INFORMATION SUPPLIED =
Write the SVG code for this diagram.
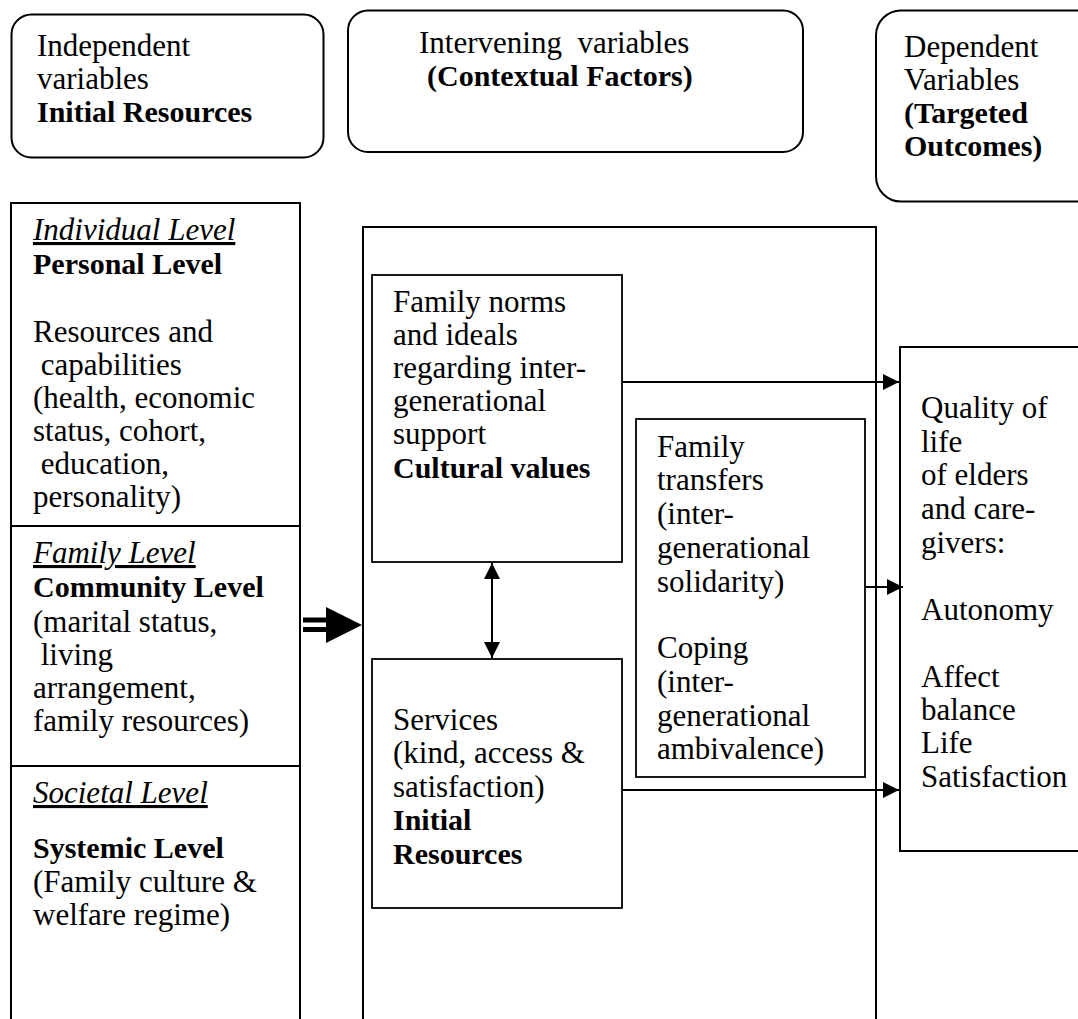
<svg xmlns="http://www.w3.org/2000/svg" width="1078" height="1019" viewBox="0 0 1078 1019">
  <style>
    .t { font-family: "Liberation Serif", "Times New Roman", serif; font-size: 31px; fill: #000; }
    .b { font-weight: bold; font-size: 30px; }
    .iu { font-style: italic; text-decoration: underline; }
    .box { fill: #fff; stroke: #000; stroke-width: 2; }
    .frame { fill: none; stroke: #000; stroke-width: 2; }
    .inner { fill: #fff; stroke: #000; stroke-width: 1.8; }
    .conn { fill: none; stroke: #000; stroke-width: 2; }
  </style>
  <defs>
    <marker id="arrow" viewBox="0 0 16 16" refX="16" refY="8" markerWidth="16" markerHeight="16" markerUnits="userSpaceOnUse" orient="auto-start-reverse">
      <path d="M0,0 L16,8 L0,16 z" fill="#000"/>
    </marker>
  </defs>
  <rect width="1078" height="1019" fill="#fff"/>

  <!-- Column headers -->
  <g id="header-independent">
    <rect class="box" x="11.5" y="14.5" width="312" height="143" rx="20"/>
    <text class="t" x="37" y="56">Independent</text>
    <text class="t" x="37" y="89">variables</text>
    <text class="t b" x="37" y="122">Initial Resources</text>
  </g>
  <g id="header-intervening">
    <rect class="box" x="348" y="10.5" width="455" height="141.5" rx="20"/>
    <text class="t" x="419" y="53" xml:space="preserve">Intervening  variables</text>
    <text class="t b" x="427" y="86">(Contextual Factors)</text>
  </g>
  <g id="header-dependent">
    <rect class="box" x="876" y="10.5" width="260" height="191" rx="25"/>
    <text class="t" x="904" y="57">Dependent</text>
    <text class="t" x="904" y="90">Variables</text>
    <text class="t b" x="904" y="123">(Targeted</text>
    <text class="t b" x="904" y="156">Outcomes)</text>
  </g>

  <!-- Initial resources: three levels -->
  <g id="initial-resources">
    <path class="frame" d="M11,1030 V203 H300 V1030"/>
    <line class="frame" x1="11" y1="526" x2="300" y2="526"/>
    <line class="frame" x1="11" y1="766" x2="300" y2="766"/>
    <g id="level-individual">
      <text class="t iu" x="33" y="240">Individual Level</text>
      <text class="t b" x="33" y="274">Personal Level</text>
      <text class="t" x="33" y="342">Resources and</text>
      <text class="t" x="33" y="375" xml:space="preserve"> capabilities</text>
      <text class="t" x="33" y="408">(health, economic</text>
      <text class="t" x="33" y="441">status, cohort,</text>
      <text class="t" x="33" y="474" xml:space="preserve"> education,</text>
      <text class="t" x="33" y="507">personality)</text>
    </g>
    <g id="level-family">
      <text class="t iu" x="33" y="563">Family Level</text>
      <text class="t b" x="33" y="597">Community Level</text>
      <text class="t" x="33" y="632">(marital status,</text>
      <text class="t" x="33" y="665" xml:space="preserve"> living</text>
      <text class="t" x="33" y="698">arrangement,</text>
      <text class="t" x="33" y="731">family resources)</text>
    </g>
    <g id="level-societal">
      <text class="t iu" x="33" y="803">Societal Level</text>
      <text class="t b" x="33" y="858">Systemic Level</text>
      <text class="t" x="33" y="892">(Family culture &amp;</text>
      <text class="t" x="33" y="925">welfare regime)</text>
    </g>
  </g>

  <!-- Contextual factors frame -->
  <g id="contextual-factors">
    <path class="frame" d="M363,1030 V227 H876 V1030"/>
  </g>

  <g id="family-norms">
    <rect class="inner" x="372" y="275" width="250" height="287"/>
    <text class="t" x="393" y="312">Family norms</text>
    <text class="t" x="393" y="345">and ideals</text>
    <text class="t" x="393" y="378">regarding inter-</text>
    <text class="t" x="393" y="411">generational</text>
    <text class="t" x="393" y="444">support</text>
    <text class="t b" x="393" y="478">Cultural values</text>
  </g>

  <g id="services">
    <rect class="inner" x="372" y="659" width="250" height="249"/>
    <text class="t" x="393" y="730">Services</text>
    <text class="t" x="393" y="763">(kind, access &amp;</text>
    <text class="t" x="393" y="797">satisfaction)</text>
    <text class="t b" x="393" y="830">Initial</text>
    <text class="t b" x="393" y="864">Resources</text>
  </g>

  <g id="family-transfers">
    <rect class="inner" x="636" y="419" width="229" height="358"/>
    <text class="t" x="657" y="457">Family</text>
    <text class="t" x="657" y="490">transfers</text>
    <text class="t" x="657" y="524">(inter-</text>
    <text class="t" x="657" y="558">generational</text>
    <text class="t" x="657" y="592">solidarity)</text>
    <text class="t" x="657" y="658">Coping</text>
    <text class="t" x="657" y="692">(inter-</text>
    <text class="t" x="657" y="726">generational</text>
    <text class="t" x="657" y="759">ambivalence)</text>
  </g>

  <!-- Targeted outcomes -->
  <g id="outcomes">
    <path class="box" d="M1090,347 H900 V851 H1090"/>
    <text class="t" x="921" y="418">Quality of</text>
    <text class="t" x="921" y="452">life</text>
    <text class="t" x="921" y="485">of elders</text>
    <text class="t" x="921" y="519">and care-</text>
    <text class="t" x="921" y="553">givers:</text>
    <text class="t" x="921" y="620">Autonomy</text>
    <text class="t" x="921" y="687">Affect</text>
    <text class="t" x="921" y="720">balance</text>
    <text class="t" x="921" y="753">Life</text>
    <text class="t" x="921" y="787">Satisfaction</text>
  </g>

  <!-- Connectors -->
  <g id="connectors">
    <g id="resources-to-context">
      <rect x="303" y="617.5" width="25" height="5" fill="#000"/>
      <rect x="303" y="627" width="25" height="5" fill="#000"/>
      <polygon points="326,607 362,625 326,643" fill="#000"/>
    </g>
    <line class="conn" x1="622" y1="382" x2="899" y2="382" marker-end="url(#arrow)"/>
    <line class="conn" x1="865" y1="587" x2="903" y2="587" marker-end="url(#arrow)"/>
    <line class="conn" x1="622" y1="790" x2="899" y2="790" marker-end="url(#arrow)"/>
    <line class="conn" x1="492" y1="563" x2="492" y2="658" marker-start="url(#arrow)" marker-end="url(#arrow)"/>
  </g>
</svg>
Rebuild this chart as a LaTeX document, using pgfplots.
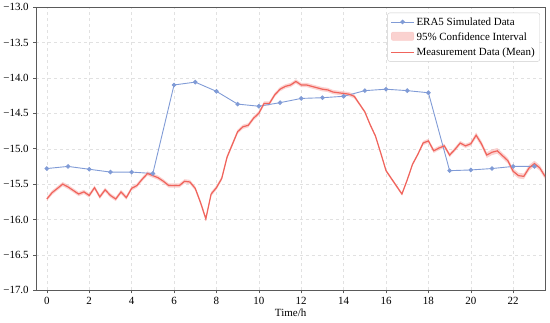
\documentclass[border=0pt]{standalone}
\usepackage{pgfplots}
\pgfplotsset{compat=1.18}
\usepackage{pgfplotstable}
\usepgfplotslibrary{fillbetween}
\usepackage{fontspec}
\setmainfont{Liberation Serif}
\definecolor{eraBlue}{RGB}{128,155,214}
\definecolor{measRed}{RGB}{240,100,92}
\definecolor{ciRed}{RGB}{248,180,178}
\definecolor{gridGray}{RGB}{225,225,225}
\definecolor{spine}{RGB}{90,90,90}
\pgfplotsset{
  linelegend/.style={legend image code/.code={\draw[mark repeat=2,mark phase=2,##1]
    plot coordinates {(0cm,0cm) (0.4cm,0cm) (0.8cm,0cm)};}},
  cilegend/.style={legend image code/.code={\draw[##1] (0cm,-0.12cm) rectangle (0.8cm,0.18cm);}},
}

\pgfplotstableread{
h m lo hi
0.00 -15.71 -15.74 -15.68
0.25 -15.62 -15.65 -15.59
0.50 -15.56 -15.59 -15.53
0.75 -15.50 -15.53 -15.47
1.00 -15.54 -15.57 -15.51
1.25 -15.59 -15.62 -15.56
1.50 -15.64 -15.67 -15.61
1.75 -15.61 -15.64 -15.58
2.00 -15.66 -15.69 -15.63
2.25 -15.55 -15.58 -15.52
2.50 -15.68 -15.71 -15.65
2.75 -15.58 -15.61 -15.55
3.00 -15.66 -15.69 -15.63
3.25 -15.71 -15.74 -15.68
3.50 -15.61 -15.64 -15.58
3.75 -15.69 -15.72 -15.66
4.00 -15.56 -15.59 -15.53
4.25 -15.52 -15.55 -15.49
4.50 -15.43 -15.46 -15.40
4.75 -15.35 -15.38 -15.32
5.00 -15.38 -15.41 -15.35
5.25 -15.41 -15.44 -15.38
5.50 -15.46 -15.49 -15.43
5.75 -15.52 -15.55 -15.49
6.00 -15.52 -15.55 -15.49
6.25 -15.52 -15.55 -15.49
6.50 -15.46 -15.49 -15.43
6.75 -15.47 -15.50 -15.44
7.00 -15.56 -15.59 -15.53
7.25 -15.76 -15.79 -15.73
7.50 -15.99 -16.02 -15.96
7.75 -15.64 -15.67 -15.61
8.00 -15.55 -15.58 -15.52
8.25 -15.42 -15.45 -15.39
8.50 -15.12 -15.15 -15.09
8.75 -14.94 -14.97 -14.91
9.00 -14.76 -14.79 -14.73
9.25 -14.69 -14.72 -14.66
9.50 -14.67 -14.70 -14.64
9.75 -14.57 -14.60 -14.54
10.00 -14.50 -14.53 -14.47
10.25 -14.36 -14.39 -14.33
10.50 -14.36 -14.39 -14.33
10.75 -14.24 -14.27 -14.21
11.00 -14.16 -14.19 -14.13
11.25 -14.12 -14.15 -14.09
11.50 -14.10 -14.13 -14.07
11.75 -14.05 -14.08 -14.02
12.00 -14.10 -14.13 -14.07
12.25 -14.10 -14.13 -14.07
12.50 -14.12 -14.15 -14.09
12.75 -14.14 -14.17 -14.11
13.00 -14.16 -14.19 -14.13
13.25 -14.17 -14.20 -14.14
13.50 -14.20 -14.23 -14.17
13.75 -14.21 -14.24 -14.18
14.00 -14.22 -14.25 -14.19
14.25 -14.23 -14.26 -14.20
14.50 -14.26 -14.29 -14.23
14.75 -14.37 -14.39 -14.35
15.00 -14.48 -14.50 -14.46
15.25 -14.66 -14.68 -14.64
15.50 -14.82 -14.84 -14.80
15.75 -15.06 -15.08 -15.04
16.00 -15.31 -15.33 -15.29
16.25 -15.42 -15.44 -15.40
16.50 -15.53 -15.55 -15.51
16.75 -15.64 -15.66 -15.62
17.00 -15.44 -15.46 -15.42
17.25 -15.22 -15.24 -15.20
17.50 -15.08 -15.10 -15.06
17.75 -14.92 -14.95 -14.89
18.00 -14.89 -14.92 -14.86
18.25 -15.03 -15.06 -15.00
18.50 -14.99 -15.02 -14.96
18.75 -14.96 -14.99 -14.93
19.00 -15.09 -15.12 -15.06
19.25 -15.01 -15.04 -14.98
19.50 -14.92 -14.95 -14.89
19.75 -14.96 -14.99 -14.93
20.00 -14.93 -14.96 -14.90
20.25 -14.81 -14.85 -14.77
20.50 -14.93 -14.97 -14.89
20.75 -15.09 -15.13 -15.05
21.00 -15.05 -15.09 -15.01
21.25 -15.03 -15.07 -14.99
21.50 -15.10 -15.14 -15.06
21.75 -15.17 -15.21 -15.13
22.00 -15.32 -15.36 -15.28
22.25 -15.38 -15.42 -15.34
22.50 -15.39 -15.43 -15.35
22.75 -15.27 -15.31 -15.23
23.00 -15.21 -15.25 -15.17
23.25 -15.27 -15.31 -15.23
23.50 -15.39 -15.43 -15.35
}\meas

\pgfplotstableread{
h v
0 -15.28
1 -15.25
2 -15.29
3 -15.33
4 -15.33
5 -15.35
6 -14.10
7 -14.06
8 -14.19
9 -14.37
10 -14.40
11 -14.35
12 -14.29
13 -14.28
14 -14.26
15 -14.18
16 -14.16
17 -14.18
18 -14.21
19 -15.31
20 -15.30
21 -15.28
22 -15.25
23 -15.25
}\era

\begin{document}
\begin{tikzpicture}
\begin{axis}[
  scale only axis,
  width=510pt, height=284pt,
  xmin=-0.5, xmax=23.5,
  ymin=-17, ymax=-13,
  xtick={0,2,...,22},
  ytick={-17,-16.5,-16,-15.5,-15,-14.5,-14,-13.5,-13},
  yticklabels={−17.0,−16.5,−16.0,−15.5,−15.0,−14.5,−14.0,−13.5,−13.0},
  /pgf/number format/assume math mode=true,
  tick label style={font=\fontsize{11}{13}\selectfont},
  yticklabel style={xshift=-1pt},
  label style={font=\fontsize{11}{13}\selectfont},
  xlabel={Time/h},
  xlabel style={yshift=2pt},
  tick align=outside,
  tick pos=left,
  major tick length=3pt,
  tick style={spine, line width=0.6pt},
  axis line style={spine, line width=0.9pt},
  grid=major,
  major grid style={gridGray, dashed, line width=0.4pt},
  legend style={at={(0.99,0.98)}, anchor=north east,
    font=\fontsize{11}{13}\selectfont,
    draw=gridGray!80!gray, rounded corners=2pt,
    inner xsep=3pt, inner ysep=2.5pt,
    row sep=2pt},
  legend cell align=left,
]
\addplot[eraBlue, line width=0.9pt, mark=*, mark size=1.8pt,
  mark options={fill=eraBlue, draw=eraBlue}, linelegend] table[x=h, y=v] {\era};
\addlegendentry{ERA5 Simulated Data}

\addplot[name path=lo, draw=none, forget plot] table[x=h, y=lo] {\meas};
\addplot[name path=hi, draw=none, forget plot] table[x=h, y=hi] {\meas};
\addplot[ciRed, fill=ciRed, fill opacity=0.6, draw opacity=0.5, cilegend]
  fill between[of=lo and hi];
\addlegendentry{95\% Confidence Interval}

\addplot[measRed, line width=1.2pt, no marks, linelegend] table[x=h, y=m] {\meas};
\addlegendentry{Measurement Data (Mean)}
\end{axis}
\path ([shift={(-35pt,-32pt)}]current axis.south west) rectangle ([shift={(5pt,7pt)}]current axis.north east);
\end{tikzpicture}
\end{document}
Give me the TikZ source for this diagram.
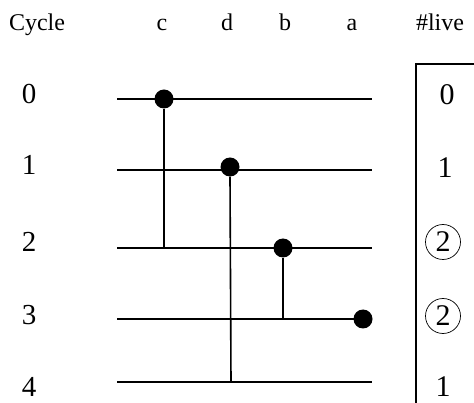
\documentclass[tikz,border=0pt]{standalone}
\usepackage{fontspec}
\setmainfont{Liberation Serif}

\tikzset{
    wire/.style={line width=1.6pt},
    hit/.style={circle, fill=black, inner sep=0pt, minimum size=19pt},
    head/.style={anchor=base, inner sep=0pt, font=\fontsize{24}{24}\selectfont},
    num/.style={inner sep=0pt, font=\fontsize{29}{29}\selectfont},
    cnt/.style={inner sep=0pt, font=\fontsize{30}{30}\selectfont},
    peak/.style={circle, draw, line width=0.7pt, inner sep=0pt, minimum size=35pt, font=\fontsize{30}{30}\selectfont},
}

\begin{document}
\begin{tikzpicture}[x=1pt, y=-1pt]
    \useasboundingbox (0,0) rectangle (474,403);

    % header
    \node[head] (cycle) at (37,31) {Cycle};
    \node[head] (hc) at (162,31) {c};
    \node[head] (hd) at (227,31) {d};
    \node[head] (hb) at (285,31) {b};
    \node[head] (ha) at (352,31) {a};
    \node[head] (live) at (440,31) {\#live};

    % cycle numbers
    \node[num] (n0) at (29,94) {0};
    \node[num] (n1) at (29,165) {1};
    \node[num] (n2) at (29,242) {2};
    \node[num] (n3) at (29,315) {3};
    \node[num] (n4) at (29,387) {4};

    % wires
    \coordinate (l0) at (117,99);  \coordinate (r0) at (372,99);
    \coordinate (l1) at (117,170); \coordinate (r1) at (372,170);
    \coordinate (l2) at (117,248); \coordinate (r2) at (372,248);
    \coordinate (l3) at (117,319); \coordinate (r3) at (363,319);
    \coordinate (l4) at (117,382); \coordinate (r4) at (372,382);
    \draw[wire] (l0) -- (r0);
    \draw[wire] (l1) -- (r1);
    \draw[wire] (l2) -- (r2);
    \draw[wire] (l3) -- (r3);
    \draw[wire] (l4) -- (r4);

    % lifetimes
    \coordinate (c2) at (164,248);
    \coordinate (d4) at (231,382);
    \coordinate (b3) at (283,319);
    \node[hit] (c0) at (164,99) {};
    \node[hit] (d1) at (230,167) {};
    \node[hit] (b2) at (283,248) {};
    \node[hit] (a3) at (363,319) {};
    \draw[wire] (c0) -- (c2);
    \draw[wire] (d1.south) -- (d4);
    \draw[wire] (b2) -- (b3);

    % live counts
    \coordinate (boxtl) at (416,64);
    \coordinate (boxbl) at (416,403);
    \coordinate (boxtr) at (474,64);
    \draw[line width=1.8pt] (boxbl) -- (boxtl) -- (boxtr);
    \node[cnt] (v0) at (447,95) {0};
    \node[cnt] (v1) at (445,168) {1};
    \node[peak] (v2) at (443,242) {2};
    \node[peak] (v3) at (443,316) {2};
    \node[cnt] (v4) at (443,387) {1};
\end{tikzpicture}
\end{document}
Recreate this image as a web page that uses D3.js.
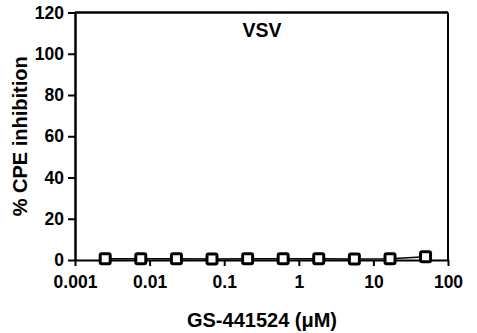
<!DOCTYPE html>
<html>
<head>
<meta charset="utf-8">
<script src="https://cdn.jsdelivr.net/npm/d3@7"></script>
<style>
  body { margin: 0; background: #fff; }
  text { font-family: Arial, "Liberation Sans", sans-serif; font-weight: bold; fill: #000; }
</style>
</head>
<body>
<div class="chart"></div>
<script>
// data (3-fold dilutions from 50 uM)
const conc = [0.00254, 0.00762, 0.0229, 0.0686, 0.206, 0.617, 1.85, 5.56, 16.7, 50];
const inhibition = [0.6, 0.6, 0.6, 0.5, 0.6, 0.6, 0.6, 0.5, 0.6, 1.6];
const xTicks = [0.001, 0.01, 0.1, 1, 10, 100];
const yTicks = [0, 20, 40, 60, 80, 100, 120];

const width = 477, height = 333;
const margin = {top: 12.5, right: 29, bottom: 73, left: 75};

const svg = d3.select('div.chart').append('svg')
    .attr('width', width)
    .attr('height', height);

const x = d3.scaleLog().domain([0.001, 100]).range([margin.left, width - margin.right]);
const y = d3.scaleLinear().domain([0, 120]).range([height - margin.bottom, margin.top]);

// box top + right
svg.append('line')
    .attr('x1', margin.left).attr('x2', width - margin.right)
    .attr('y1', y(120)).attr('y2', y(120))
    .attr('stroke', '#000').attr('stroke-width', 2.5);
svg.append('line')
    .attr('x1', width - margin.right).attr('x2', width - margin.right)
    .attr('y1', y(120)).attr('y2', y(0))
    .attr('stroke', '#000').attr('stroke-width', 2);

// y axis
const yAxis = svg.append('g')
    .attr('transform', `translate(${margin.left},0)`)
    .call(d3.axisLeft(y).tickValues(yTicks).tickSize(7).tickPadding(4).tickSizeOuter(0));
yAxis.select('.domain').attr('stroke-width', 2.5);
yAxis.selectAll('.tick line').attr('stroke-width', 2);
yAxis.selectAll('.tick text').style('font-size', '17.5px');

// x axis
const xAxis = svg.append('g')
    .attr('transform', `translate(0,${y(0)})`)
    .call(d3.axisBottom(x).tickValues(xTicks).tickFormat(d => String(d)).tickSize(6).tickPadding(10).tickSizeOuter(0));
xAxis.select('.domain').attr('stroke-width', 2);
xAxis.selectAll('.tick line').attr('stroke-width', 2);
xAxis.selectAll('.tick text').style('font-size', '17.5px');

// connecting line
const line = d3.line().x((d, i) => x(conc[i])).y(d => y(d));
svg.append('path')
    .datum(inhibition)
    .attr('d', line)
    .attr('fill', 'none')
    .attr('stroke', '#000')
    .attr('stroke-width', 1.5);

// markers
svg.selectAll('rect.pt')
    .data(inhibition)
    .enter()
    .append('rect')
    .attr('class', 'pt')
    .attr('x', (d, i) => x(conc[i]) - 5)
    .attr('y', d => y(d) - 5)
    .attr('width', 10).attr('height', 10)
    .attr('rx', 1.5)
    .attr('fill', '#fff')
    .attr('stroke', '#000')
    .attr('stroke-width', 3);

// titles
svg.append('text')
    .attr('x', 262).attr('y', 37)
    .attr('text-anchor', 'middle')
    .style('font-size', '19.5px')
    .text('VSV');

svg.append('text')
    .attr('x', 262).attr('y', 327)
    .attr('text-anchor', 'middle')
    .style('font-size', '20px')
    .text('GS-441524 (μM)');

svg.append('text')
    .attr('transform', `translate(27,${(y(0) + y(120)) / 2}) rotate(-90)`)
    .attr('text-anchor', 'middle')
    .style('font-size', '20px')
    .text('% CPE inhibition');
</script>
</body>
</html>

EXERCISE INSTRUCTIONS = Repeat exactly the lines above, from the line that contains "Recreate this image" down through the line that contains "const y = d3.scaleLinear().domain([0, 120]).range([height". Include both of those lines and none of the pictures.

ANSWER TO THE EXERCISE =
Recreate this image as a web page that uses D3.js.
<!DOCTYPE html>
<html>
<head>
<meta charset="utf-8">
<script src="https://cdn.jsdelivr.net/npm/d3@7"></script>
<style>
  body { margin: 0; background: #fff; }
  text { font-family: Arial, "Liberation Sans", sans-serif; font-weight: bold; fill: #000; }
</style>
</head>
<body>
<div class="chart"></div>
<script>
// data (3-fold dilutions from 50 uM)
const conc = [0.00254, 0.00762, 0.0229, 0.0686, 0.206, 0.617, 1.85, 5.56, 16.7, 50];
const inhibition = [0.6, 0.6, 0.6, 0.5, 0.6, 0.6, 0.6, 0.5, 0.6, 1.6];
const xTicks = [0.001, 0.01, 0.1, 1, 10, 100];
const yTicks = [0, 20, 40, 60, 80, 100, 120];

const width = 477, height = 333;
const margin = {top: 12.5, right: 29, bottom: 73, left: 75};

const svg = d3.select('div.chart').append('svg')
    .attr('width', width)
    .attr('height', height);

const x = d3.scaleLog().domain([0.001, 100]).range([margin.left, width - margin.right]);
const y = d3.scaleLinear().domain([0, 120]).range([height - margin.bottom, margin.top]);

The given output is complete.